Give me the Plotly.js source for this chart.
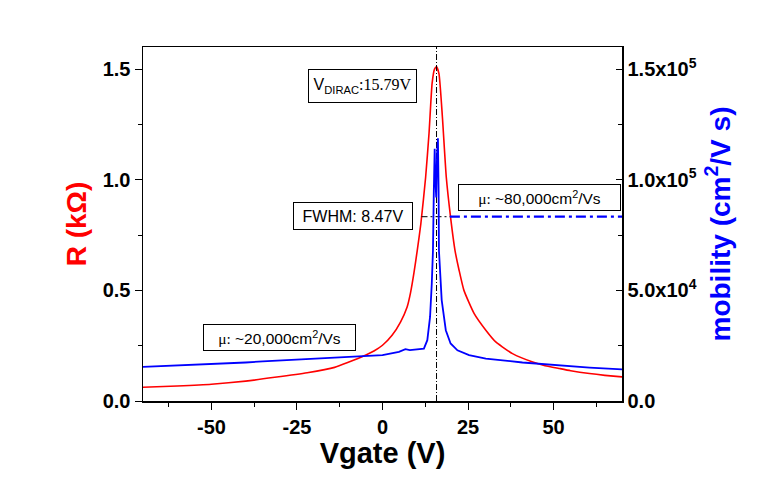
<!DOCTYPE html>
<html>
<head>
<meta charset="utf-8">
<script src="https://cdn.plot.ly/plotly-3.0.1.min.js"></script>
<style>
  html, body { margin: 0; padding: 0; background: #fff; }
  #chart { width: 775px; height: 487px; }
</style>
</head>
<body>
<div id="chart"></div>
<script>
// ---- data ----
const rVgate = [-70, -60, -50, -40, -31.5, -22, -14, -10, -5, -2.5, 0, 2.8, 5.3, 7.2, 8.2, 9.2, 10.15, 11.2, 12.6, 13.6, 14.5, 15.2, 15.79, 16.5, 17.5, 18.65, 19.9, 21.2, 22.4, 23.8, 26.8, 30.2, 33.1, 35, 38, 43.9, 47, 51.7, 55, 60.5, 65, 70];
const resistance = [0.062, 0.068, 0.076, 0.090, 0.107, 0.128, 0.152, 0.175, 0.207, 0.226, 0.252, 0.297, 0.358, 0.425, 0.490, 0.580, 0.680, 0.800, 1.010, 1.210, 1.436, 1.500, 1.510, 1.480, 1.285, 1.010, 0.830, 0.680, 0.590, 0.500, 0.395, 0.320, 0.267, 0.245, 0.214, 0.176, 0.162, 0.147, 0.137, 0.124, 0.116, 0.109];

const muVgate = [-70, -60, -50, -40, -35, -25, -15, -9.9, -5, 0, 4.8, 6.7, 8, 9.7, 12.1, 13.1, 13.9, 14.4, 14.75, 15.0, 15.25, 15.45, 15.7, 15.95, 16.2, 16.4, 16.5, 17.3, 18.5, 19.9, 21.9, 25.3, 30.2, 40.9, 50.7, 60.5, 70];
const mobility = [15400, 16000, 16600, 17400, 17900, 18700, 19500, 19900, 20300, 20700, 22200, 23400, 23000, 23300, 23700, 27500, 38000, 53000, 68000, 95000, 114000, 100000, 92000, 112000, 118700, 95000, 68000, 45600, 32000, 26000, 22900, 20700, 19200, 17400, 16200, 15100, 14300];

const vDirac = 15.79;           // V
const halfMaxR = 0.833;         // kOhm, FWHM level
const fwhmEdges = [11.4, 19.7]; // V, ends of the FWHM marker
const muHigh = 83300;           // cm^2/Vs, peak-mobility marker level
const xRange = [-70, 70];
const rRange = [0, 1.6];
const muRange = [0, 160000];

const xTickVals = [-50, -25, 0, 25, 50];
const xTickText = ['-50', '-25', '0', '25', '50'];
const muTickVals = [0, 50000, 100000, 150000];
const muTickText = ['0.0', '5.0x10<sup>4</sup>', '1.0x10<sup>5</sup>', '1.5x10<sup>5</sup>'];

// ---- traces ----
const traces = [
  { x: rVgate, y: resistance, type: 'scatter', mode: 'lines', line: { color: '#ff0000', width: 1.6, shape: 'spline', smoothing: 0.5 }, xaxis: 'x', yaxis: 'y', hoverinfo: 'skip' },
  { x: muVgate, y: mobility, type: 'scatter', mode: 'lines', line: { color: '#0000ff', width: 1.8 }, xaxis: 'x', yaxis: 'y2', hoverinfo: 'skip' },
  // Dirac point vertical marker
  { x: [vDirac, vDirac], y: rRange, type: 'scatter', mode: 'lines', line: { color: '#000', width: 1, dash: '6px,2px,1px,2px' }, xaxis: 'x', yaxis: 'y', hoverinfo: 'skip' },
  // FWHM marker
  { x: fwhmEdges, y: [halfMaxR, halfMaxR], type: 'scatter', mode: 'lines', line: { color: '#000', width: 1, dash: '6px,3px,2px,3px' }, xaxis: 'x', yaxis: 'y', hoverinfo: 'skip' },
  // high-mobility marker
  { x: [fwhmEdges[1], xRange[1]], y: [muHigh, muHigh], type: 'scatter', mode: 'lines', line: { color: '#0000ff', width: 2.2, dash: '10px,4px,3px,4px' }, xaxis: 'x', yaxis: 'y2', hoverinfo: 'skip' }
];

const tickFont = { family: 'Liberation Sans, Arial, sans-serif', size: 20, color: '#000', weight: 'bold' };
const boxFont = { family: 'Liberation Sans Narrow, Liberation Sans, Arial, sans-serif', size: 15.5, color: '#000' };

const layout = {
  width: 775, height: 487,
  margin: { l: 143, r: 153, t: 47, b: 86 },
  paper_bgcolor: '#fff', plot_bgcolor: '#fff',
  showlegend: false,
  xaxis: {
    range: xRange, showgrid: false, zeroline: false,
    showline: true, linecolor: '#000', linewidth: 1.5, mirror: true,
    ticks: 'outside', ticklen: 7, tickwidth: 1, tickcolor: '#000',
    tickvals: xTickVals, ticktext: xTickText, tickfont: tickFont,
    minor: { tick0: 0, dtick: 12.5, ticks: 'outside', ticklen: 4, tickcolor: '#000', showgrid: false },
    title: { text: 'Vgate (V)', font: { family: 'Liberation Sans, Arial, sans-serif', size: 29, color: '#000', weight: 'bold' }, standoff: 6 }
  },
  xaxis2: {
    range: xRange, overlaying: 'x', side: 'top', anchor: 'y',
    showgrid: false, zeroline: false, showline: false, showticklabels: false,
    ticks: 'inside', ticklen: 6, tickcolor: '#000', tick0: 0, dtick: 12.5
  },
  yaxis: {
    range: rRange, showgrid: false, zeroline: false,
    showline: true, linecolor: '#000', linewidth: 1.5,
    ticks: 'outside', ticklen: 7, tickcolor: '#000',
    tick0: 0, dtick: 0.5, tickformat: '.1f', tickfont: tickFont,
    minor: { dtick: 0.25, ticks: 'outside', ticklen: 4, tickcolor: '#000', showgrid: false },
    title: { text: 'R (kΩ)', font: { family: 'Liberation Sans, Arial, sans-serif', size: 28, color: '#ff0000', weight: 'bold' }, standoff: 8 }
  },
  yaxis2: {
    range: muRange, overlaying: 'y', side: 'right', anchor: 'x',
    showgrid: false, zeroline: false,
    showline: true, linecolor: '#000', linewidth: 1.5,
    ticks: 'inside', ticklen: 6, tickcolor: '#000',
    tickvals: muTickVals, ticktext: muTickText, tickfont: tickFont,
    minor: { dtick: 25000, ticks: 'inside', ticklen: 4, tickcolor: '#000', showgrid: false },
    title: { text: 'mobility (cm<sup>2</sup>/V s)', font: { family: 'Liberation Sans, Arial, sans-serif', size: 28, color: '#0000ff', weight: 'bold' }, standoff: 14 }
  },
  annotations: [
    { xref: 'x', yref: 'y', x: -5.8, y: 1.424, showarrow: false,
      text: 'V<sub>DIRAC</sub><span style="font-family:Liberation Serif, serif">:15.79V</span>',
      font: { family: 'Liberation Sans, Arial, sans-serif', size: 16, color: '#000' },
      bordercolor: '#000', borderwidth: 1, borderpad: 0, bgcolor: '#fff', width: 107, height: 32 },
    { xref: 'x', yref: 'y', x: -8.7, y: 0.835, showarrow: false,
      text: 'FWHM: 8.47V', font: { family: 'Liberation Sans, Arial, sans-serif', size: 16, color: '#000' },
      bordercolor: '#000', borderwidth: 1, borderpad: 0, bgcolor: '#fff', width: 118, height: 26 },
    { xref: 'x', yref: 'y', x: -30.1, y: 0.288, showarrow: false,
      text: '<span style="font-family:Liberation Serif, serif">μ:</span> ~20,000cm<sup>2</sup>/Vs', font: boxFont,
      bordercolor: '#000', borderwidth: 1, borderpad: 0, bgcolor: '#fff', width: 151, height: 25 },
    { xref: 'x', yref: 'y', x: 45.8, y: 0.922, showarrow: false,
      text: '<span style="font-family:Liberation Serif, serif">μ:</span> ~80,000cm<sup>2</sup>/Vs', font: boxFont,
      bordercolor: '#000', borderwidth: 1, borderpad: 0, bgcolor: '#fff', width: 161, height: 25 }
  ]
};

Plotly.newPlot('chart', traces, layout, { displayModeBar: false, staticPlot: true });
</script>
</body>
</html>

+--

Starting at the first line of the material, output exactly the lines up to and including the one with "0.124, 0.116, 0.109];". Do not include the pictures.

Give me the Plotly.js source for this chart.
<!DOCTYPE html>
<html>
<head>
<meta charset="utf-8">
<script src="https://cdn.plot.ly/plotly-3.0.1.min.js"></script>
<style>
  html, body { margin: 0; padding: 0; background: #fff; }
  #chart { width: 775px; height: 487px; }
</style>
</head>
<body>
<div id="chart"></div>
<script>
// ---- data ----
const rVgate = [-70, -60, -50, -40, -31.5, -22, -14, -10, -5, -2.5, 0, 2.8, 5.3, 7.2, 8.2, 9.2, 10.15, 11.2, 12.6, 13.6, 14.5, 15.2, 15.79, 16.5, 17.5, 18.65, 19.9, 21.2, 22.4, 23.8, 26.8, 30.2, 33.1, 35, 38, 43.9, 47, 51.7, 55, 60.5, 65, 70];
const resistance = [0.062, 0.068, 0.076, 0.090, 0.107, 0.128, 0.152, 0.175, 0.207, 0.226, 0.252, 0.297, 0.358, 0.425, 0.490, 0.580, 0.680, 0.800, 1.010, 1.210, 1.436, 1.500, 1.510, 1.480, 1.285, 1.010, 0.830, 0.680, 0.590, 0.500, 0.395, 0.320, 0.267, 0.245, 0.214, 0.176, 0.162, 0.147, 0.137, 0.124, 0.116, 0.109];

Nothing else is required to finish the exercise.